Another strategy to ensure your recruitment process is inclusive is to deliberately create a diverse interview panel. Cast a wide net across your company to select employees with a range of key characteristics. Then, if the employees who will be on the panel have not previously given interviews, consider training or briefing them on how to deliver an unbiased interview. Having a diverse interview panel will help bring different perspectives to the table. 

One part of committing to DEI values is making sure that all employees have access to upskilling, leadership training and other opportunities. Removing any biases that may influence which employees are promoted or encouraged in their professional development (and which are not) means that all qualified staff get a fair shot. 

A recent study found that 71% of senior level staff who have a protégé choose to mentor someone who is the same gender and race as them – anti-bias training in the senior team may help encourage potential mentors to look beyond the similarities.  

Inclusive training that promotes equality  

Throughout every stage of a worker’s journey within your organisation, the training they receive should consistently embody inclusivity both in its structure and its substance. This could mean a few different things, as inclusivity is not a one-size-fits-all solution.  

For example, this could entail reviewing your online resources to make sure they are all accessible to all employees, with subtitles, descriptive audio tracks or high contrast colours. The Web Content Accessibility Guidelines are an extremely useful resource.  

It could also mean being mindful of the accessibility of your office, as well as any external venues your company’s staff may be visiting to attend training or meet clients. If any of your staff – current or incoming – have limited mobility or use a wheelchair, it’s of great importance whether the buildings you use have steps at the entrance or internal stairs.  

Embed DEI values into your training for staff at all levels, including leadership, to reinforce the message that this is who your company is. It’s also important to make sure commitments to diversity, equity and inclusion that were promised are maintained and held up. As Elizabeth Doty and Maryam Kouchaki noted in their 2015 paper ‘commitment drift’, or a perceived abandonment of ideals, will lead to stakeholders (inside and out of the business) losing trust in an organisation.  

DEI and staff wellbeing  

Lastly, an inclusive workplace is also one that values staff wellbeing, meaning that it is doubly beneficial for corporate social responsibility. A workplace in which all staff feel valued and respected is one that is taking measures to protect all employees’ wellbeing and mental health.  

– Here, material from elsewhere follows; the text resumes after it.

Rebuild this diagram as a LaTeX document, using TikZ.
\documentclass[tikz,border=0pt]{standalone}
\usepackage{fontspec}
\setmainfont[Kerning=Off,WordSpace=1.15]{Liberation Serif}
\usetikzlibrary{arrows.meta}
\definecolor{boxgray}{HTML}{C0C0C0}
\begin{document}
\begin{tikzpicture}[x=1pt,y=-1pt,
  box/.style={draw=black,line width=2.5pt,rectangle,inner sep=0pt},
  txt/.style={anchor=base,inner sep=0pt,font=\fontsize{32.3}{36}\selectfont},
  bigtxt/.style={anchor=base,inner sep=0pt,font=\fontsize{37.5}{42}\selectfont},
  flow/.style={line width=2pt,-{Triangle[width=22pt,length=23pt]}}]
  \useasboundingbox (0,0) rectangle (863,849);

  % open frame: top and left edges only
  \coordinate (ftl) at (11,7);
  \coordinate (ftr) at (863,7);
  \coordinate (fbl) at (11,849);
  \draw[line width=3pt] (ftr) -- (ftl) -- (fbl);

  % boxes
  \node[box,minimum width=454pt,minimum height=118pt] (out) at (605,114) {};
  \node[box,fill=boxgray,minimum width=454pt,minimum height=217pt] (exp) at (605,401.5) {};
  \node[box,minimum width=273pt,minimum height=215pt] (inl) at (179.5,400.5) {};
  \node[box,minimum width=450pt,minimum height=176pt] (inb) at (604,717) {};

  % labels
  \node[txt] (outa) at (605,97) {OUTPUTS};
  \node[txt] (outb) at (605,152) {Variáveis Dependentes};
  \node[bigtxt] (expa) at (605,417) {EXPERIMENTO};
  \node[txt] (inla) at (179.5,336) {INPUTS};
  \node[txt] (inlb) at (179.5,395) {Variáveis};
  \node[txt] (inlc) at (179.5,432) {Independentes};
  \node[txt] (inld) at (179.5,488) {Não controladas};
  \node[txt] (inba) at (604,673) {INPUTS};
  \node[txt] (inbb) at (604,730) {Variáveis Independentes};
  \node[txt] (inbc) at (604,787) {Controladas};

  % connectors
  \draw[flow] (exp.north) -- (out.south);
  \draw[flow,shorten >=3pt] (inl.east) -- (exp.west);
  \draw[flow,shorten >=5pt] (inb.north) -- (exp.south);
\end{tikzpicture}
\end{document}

A company’s organisational culture will be strongly influenced by the presence or lack of DEI values. Create a workplace culture where employees feel empowered. One way you can do this is by making an effort to bring a wider range of people into leadership roles. Diverse management is good for business, with diverse management teams leading to 19% higher revenue according to one study

In an NHS page about work-related stress, discrimination is cited as a major cause of stress. Stress at work can lead to physical and mental health issues, resulting in staff needing to take more time off sick or even leave their jobs entirely.  

Ask yourself: does it promote DEI? 

When planning a learning and development activity or conducting any other workplace activity that involves your team, it is important to consider whether it promotes diversity, equity and inclusion. If there is not a DEI specialist at your company, there are plenty of helpful resources online, as well as independent consultants who can offer support and training for your team.